Memang, nilai akal ini tetap harus diperhatikan. Karena nilai itu bisa mempengaruhi pelaku nilai. Oleh karenanya, agama, yang seluruh hukumnya merupakan nilai, wajib diperhatikan. Misalnya, ketika orang berzina, maka kecenderungan kepada kebatilan yang ada sebelumnya, akan semakin menguat. Dan kecenderungan serta menguatnya, adalah sifat manusia yang tergolong keberadaan, bukan ketiadaan. 
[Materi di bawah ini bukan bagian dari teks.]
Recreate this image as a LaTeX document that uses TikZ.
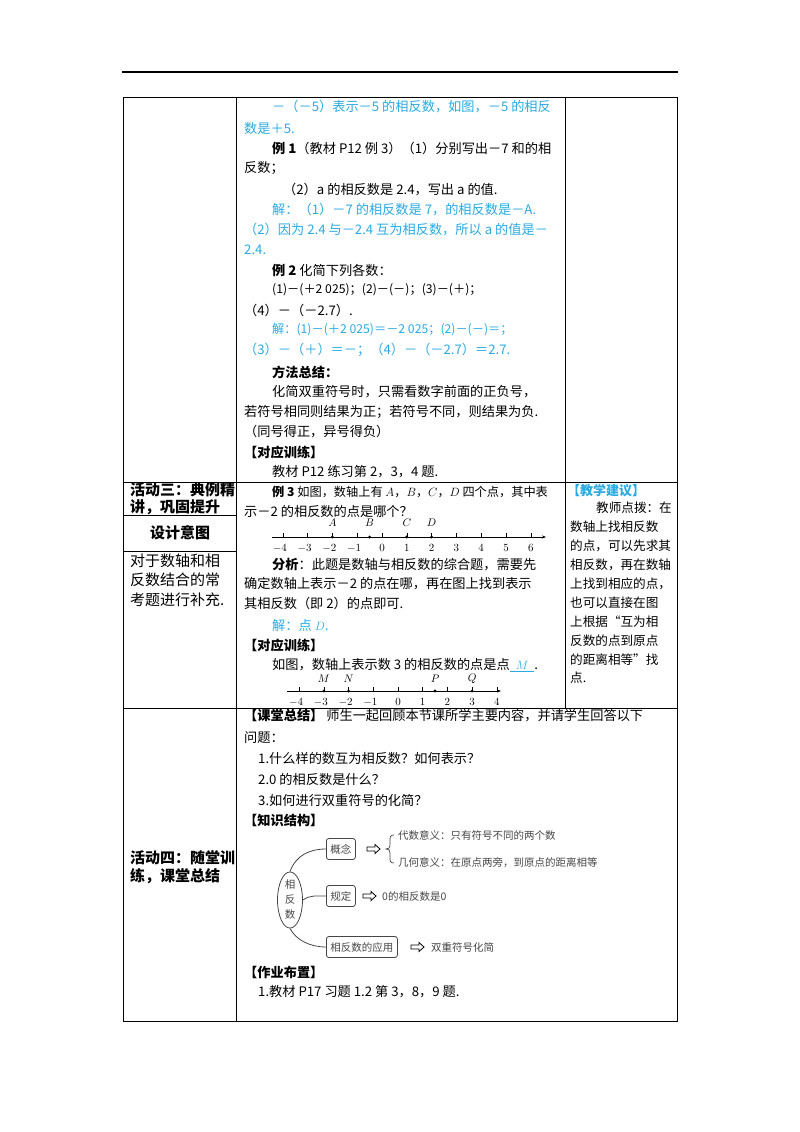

Semua nilai-nilai baik dan buruk yang ada dalam hukum-hukum manusia dan/atau terutama agama yang sudah pasti benar, merupakan i’tibaar atau ide atau pahaman atau undang-undang dan wujud dalam akal atau dalam perundangan, yang tidak memiliki keberadaan nyata. Haram, halal, wajib, kriminal dan semacamnya adalah pahaman yang tidak memiliki wujud nyata kecuali dalam hafalan atau kertas. Akan tetapi kalau kita tidak memperhatikannya, maka akan membuat wujud nyata kita ini menderita, baik dalam ruhaniah kita atau dalam neraka atau penjara. Dan penderitaan-penderitaan itu adalah keberadaan yang dapat dirasakan manusia keniscayaan nyatanya.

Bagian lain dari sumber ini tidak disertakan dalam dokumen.